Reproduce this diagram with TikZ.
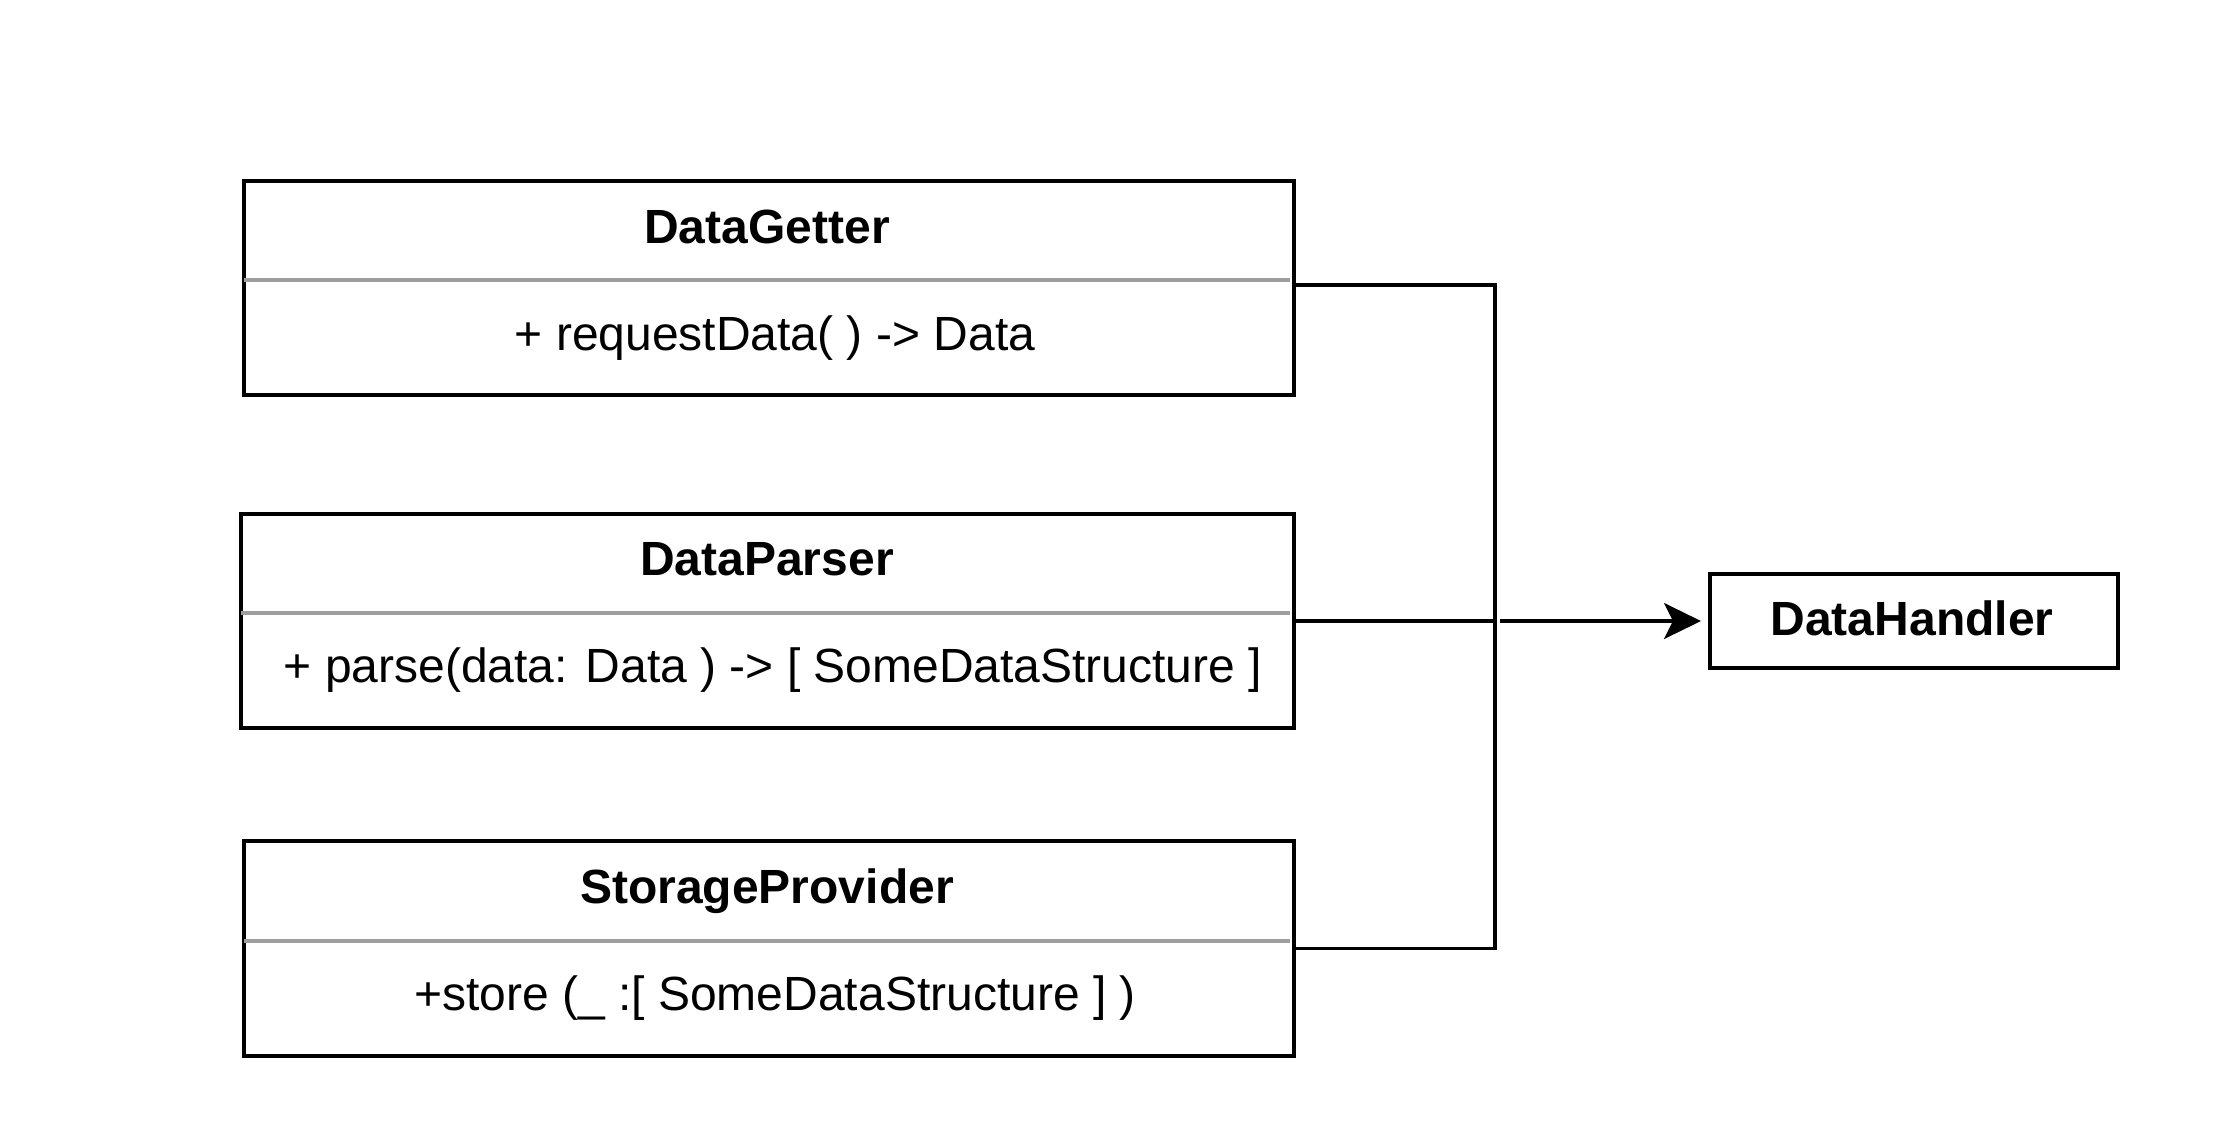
\documentclass[tikz,border=0pt]{standalone}
\usepackage{fontspec}
\setmainfont{Liberation Sans}
\usetikzlibrary{arrows.meta}
\usetikzlibrary{calc}
\definecolor{sepgray}{RGB}{158,158,158}
\tikzset{every picture/.style={line width=0.75pt}}
\tikzset{
  classbox/.style={draw, line width=2pt, anchor=north west, inner sep=0pt},
  titletext/.style={anchor=base, inner sep=0.75pt, font=\fontsize{24}{28}\selectfont\bfseries},
  methodtext/.style={anchor=base, inner sep=0.75pt, font=\fontsize{24}{28}\selectfont},
  sepline/.style={draw=sepgray, line width=2pt},
  wire/.style={draw, line width=1.75pt},
  wirearrow/.style={-{Stealth[length=18.5pt,width=18pt,inset=4.5pt]}, shorten >=3.5pt},
}

\begin{document}
\begin{tikzpicture}[x=0.5pt,y=0.5pt,yscale=-1,xscale=1]
\path (0,0) rectangle (2228,1120); %set diagram size

%Shape: Rectangle [id:getter]
\node [classbox, minimum width=525pt, minimum height=107pt] (getter) at (242,179) {};
%Shape: Rectangle [id:parser]
\node [classbox, minimum width=526.5pt, minimum height=107pt] (parser) at (239,512) {};
%Shape: Rectangle [id:storage]
\node [classbox, minimum width=525pt, minimum height=107.5pt] (storage) at (242,839) {};
%Shape: Rectangle [id:handler]
\node [classbox, minimum width=204pt, minimum height=47pt] (handler) at (1708,572) {};

%Straight Lines [id:separators]
\draw [sepline] (244,280) -- (1290,280) ;
\draw [sepline] (241,613) -- (1290,613) ;
\draw [sepline] (244,941) -- (1290,941) ;

%Straight Lines [id:connectors]
\coordinate (bus) at (1495,0);
\coordinate (busJump) at (1499.5,0);
\coordinate (getterOut) at ([yshift=-1.5pt]getter.east);
\draw [wire] (getterOut) -- (getterOut -| bus) -- (storage.east -| bus) -- (storage.east) ;
\draw [wire] (parser.east) -- (parser.east -| bus) ;
\draw [wire, wirearrow] (parser.east -| busJump) -- (handler.west) ;

% Text Node
\node [titletext] (getterTitle) at (767,243) {DataGetter};
% Text Node
\node [methodtext] (getterMethod) at (775,350) {+ requestData( ) -> Data};
% Text Node
\node [titletext] (parserTitle) at (767,575) {DataParser};
% Text Node
\node [methodtext] (parserMethod) at (773,682) {+ parse(data: Data ) -> [ SomeDataStructure ]};
% Text Node
\node [titletext] (storageTitle) at (767,903) {StorageProvider};
% Text Node
\node [methodtext] (storageMethod) at (775,1010) {+store (\_ :[ SomeDataStructure ] )};
% Text Node
\node [titletext] (handlerTitle) at (1912,635) {DataHandler};

\end{tikzpicture}
\end{document}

Exercise aim:
Leave out any pictures, please, and quote only the lines from the top of the data through the line that contains "(2228,1120); %set diagram size".

Solution:
Reproduce this diagram with TikZ.
\documentclass[tikz,border=0pt]{standalone}
\usepackage{fontspec}
\setmainfont{Liberation Sans}
\usetikzlibrary{arrows.meta}
\usetikzlibrary{calc}
\definecolor{sepgray}{RGB}{158,158,158}
\tikzset{every picture/.style={line width=0.75pt}}
\tikzset{
  classbox/.style={draw, line width=2pt, anchor=north west, inner sep=0pt},
  titletext/.style={anchor=base, inner sep=0.75pt, font=\fontsize{24}{28}\selectfont\bfseries},
  methodtext/.style={anchor=base, inner sep=0.75pt, font=\fontsize{24}{28}\selectfont},
  sepline/.style={draw=sepgray, line width=2pt},
  wire/.style={draw, line width=1.75pt},
  wirearrow/.style={-{Stealth[length=18.5pt,width=18pt,inset=4.5pt]}, shorten >=3.5pt},
}

\begin{document}
\begin{tikzpicture}[x=0.5pt,y=0.5pt,yscale=-1,xscale=1]
\path (0,0) rectangle (2228,1120); %set diagram size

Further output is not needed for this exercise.